* **Information supplied**
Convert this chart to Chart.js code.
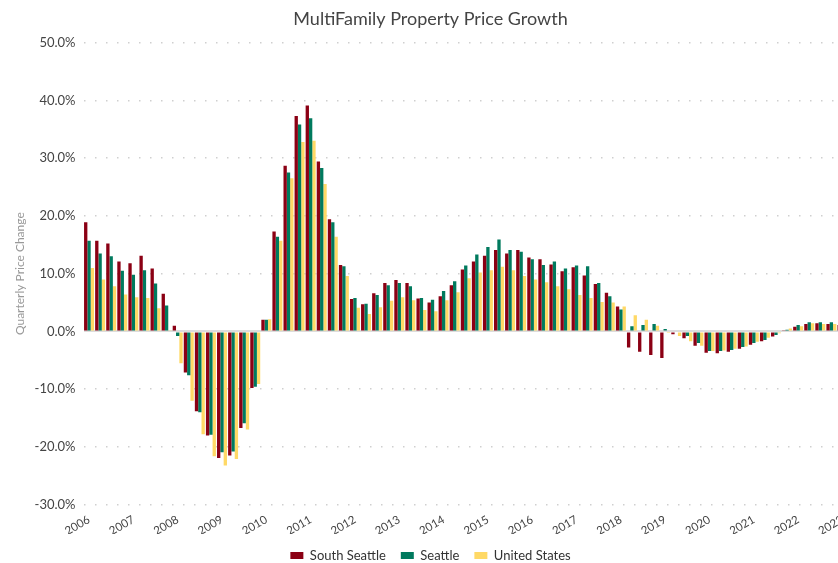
<!DOCTYPE html>
<html>
<head>
<meta charset="utf-8">
<script src="https://cdn.jsdelivr.net/npm/chart.js@4.4.1/dist/chart.umd.min.js"></script>
<style>
  html, body { margin: 0; padding: 0; background: #fff; overflow: hidden; }
  #wrap { width: 860px; height: 563px; }
</style>
</head>
<body>
<div id="wrap"><canvas id="chart" width="860" height="563"></canvas></div>
<script>
// quarters 2006 Q1 .. 2023 Q1
let years = [2006, 2007, 2008, 2009, 2010, 2011, 2012, 2013, 2014, 2015, 2016, 2017, 2018, 2019, 2020, 2021, 2022, 2023];
let quarters = [];
years.forEach(function(y) {
  for (let q = 1; q <= 4; q++) {
    if (y == 2023 && q > 1) { break; }
    quarters.push(y + " Q" + q);
  }
});

// quarterly price change, %
let southSeattle = [
  18.9, 15.7, 15.2, 12.1, 11.8, 13.1, 10.9, 6.5,
  1.0, -7.1, -13.8, -18.0, -21.9, -21.5, -16.7, -9.8,
  2.0, 17.3, 28.7, 37.3, 39.1, 29.4, 19.4, 11.5,
  5.6, 4.7, 6.6, 8.4, 8.9, 8.4, 5.7, 5.0,
  6.1, 8.0, 10.7, 12.1, 13.1, 14.1, 13.5, 14.1,
  12.8, 12.5, 11.6, 10.4, 11.1, 9.7, 8.2, 6.7,
  4.3, -2.8, -3.5, -4.1, -4.6, -0.5, -1.2, -2.5,
  -3.7, -3.8, -3.5, -3.0, -2.3, -1.7, -0.9, 0.1,
  0.8, 1.3, 1.4, 1.3, 1.1
];
let seattle = [
  15.7, 13.5, 13.0, 10.5, 9.8, 10.6, 8.3, 4.5,
  -0.8, -7.6, -14.0, -17.9, -20.9, -20.8, -15.9, -9.6,
  2.0, 16.4, 27.5, 35.8, 36.9, 28.3, 18.9, 11.3,
  5.8, 4.8, 6.3, 8.0, 8.4, 7.8, 5.8, 5.5,
  7.0, 8.7, 11.4, 13.3, 14.6, 15.9, 14.1, 13.8,
  12.5, 11.5, 12.1, 10.9, 11.4, 11.3, 8.4, 6.1,
  3.8, 0.9, 1.1, 1.3, 0.4, 0.0, -0.8, -2.0,
  -3.4, -3.4, -3.2, -2.7, -2.0, -1.5, -0.6, 0.3,
  1.1, 1.6, 1.6, 1.6, 1.5
];
let unitedStates = [
  11.0, 9.0, 7.8, 6.4, 5.9, 5.8, 4.0, 0.2,
  -5.5, -12.0, -17.8, -21.6, -23.2, -22.1, -17.0, -9.1,
  2.1, 15.7, 26.5, 32.8, 33.0, 25.5, 16.4, 9.6,
  4.1, 3.0, 4.2, 5.3, 5.9, 5.4, 3.7, 3.5,
  5.4, 6.8, 9.2, 10.2, 10.6, 11.2, 10.6, 9.6,
  9.0, 8.5, 7.8, 7.3, 6.3, 5.8, 5.1, 5.0,
  4.3, 2.8, 2.0, 1.0, -0.1, -0.8, -1.7, -2.5,
  -3.4, -3.3, -3.0, -2.6, -1.8, -1.1, -0.3, 0.5,
  0.9, 1.4, 1.3, 1.3, 1.3
];

let seriesNames = ["South Seattle", "Seattle", "United States"];
let seriesColors = ['rgb(139, 0, 20)', 'rgb(0, 122, 94)', 'rgb(255, 217, 102)'];

let fontName = "Lato, 'Open Sans', sans-serif";

let ctx = document.getElementById('chart');
let chart = new Chart(ctx, {
  type: 'bar',
  data: {
    labels: quarters,
    datasets: [southSeattle, seattle, unitedStates].map(function(values, i) {
      return {
        label: seriesNames[i],
        data: values,
        backgroundColor: seriesColors[i],
        borderWidth: 0,
        categoryPercentage: 0.9,
        barPercentage: 1.0
      };
    })
  },
  options: {
    responsive: false,
    animation: false,
    layout: { padding: { left: 13, right: 12, top: 0, bottom: -9 } },
    plugins: {
      title: {
        display: true,
        text: 'MultiFamily Property Price Growth',
        color: '#444',
        font: { family: fontName, size: 18, weight: 'normal' },
        padding: { top: 8, bottom: 13 }
      },
      legend: {
        position: 'bottom',
        labels: {
          color: '#333',
          font: { family: fontName, size: 13 },
          boxWidth: 13,
          boxHeight: 7,
          padding: 15
        }
      },
      tooltip: { enabled: false }
    },
    scales: {
      x: {
        grid: { display: false },
        border: { display: false },
        afterFit: function(scale) { scale.height = scale.height - 4; },
        ticks: {
          autoSkip: false,
          minRotation: 30,
          maxRotation: 30,
          color: '#444',
          padding: 0,
          font: { family: fontName, size: 11.5 },
          callback: function(value, index) {
            return index % 4 == 0 ? quarters[index].slice(0, 4) : '';
          }
        }
      },
      y: {
        min: -30,
        max: 50,
        afterFit: function(scale) { scale.width = 70.5; },
        ticks: {
          stepSize: 10,
          color: '#444',
          padding: 8,
          font: { family: fontName, size: 13 },
          callback: function(value) { return value.toFixed(1) + '%'; }
        },
        title: {
          display: true,
          text: 'Quarterly Price Change',
          color: '#999',
          font: { family: fontName, size: 12 },
          padding: 0
        },
        grid: {
          drawTicks: false,
          color: function(c) { return c.tick && c.tick.value == 0 ? '#dcdcdc' : '#cfcfcf'; },
          lineWidth: function(c) { return c.tick && c.tick.value == 0 ? 2 : 1.5; }
        },
        border: {
          display: false,
          dash: function(c) { return c.tick && c.tick.value == 0 ? [] : [1.5, 9.5]; }
        }
      }
    }
  }
});
</script>
</body>
</html>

* **What is expected**
Reproduce the material word for word. Any pictures should be left out of the copy.

* **Problem solution**
Convert this chart to Chart.js code.
<!DOCTYPE html>
<html>
<head>
<meta charset="utf-8">
<script src="https://cdn.jsdelivr.net/npm/chart.js@4.4.1/dist/chart.umd.min.js"></script>
<style>
  html, body { margin: 0; padding: 0; background: #fff; overflow: hidden; }
  #wrap { width: 860px; height: 563px; }
</style>
</head>
<body>
<div id="wrap"><canvas id="chart" width="860" height="563"></canvas></div>
<script>
// quarters 2006 Q1 .. 2023 Q1
let years = [2006, 2007, 2008, 2009, 2010, 2011, 2012, 2013, 2014, 2015, 2016, 2017, 2018, 2019, 2020, 2021, 2022, 2023];
let quarters = [];
years.forEach(function(y) {
  for (let q = 1; q <= 4; q++) {
    if (y == 2023 && q > 1) { break; }
    quarters.push(y + " Q" + q);
  }
});

// quarterly price change, %
let southSeattle = [
  18.9, 15.7, 15.2, 12.1, 11.8, 13.1, 10.9, 6.5,
  1.0, -7.1, -13.8, -18.0, -21.9, -21.5, -16.7, -9.8,
  2.0, 17.3, 28.7, 37.3, 39.1, 29.4, 19.4, 11.5,
  5.6, 4.7, 6.6, 8.4, 8.9, 8.4, 5.7, 5.0,
  6.1, 8.0, 10.7, 12.1, 13.1, 14.1, 13.5, 14.1,
  12.8, 12.5, 11.6, 10.4, 11.1, 9.7, 8.2, 6.7,
  4.3, -2.8, -3.5, -4.1, -4.6, -0.5, -1.2, -2.5,
  -3.7, -3.8, -3.5, -3.0, -2.3, -1.7, -0.9, 0.1,
  0.8, 1.3, 1.4, 1.3, 1.1
];
let seattle = [
  15.7, 13.5, 13.0, 10.5, 9.8, 10.6, 8.3, 4.5,
  -0.8, -7.6, -14.0, -17.9, -20.9, -20.8, -15.9, -9.6,
  2.0, 16.4, 27.5, 35.8, 36.9, 28.3, 18.9, 11.3,
  5.8, 4.8, 6.3, 8.0, 8.4, 7.8, 5.8, 5.5,
  7.0, 8.7, 11.4, 13.3, 14.6, 15.9, 14.1, 13.8,
  12.5, 11.5, 12.1, 10.9, 11.4, 11.3, 8.4, 6.1,
  3.8, 0.9, 1.1, 1.3, 0.4, 0.0, -0.8, -2.0,
  -3.4, -3.4, -3.2, -2.7, -2.0, -1.5, -0.6, 0.3,
  1.1, 1.6, 1.6, 1.6, 1.5
];
let unitedStates = [
  11.0, 9.0, 7.8, 6.4, 5.9, 5.8, 4.0, 0.2,
  -5.5, -12.0, -17.8, -21.6, -23.2, -22.1, -17.0, -9.1,
  2.1, 15.7, 26.5, 32.8, 33.0, 25.5, 16.4, 9.6,
  4.1, 3.0, 4.2, 5.3, 5.9, 5.4, 3.7, 3.5,
  5.4, 6.8, 9.2, 10.2, 10.6, 11.2, 10.6, 9.6,
  9.0, 8.5, 7.8, 7.3, 6.3, 5.8, 5.1, 5.0,
  4.3, 2.8, 2.0, 1.0, -0.1, -0.8, -1.7, -2.5,
  -3.4, -3.3, -3.0, -2.6, -1.8, -1.1, -0.3, 0.5,
  0.9, 1.4, 1.3, 1.3, 1.3
];

let seriesNames = ["South Seattle", "Seattle", "United States"];
let seriesColors = ['rgb(139, 0, 20)', 'rgb(0, 122, 94)', 'rgb(255, 217, 102)'];

let fontName = "Lato, 'Open Sans', sans-serif";

let ctx = document.getElementById('chart');
let chart = new Chart(ctx, {
  type: 'bar',
  data: {
    labels: quarters,
    datasets: [southSeattle, seattle, unitedStates].map(function(values, i) {
      return {
        label: seriesNames[i],
        data: values,
        backgroundColor: seriesColors[i],
        borderWidth: 0,
        categoryPercentage: 0.9,
        barPercentage: 1.0
      };
    })
  },
  options: {
    responsive: false,
    animation: false,
    layout: { padding: { left: 13, right: 12, top: 0, bottom: -9 } },
    plugins: {
      title: {
        display: true,
        text: 'MultiFamily Property Price Growth',
        color: '#444',
        font: { family: fontName, size: 18, weight: 'normal' },
        padding: { top: 8, bottom: 13 }
      },
      legend: {
        position: 'bottom',
        labels: {
          color: '#333',
          font: { family: fontName, size: 13 },
          boxWidth: 13,
          boxHeight: 7,
          padding: 15
        }
      },
      tooltip: { enabled: false }
    },
    scales: {
      x: {
        grid: { display: false },
        border: { display: false },
        afterFit: function(scale) { scale.height = scale.height - 4; },
        ticks: {
          autoSkip: false,
          minRotation: 30,
          maxRotation: 30,
          color: '#444',
          padding: 0,
          font: { family: fontName, size: 11.5 },
          callback: function(value, index) {
            return index % 4 == 0 ? quarters[index].slice(0, 4) : '';
          }
        }
      },
      y: {
        min: -30,
        max: 50,
        afterFit: function(scale) { scale.width = 70.5; },
        ticks: {
          stepSize: 10,
          color: '#444',
          padding: 8,
          font: { family: fontName, size: 13 },
          callback: function(value) { return value.toFixed(1) + '%'; }
        },
        title: {
          display: true,
          text: 'Quarterly Price Change',
          color: '#999',
          font: { family: fontName, size: 12 },
          padding: 0
        },
        grid: {
          drawTicks: false,
          color: function(c) { return c.tick && c.tick.value == 0 ? '#dcdcdc' : '#cfcfcf'; },
          lineWidth: function(c) { return c.tick && c.tick.value == 0 ? 2 : 1.5; }
        },
        border: {
          display: false,
          dash: function(c) { return c.tick && c.tick.value == 0 ? [] : [1.5, 9.5]; }
        }
      }
    }
  }
});
</script>
</body>
</html>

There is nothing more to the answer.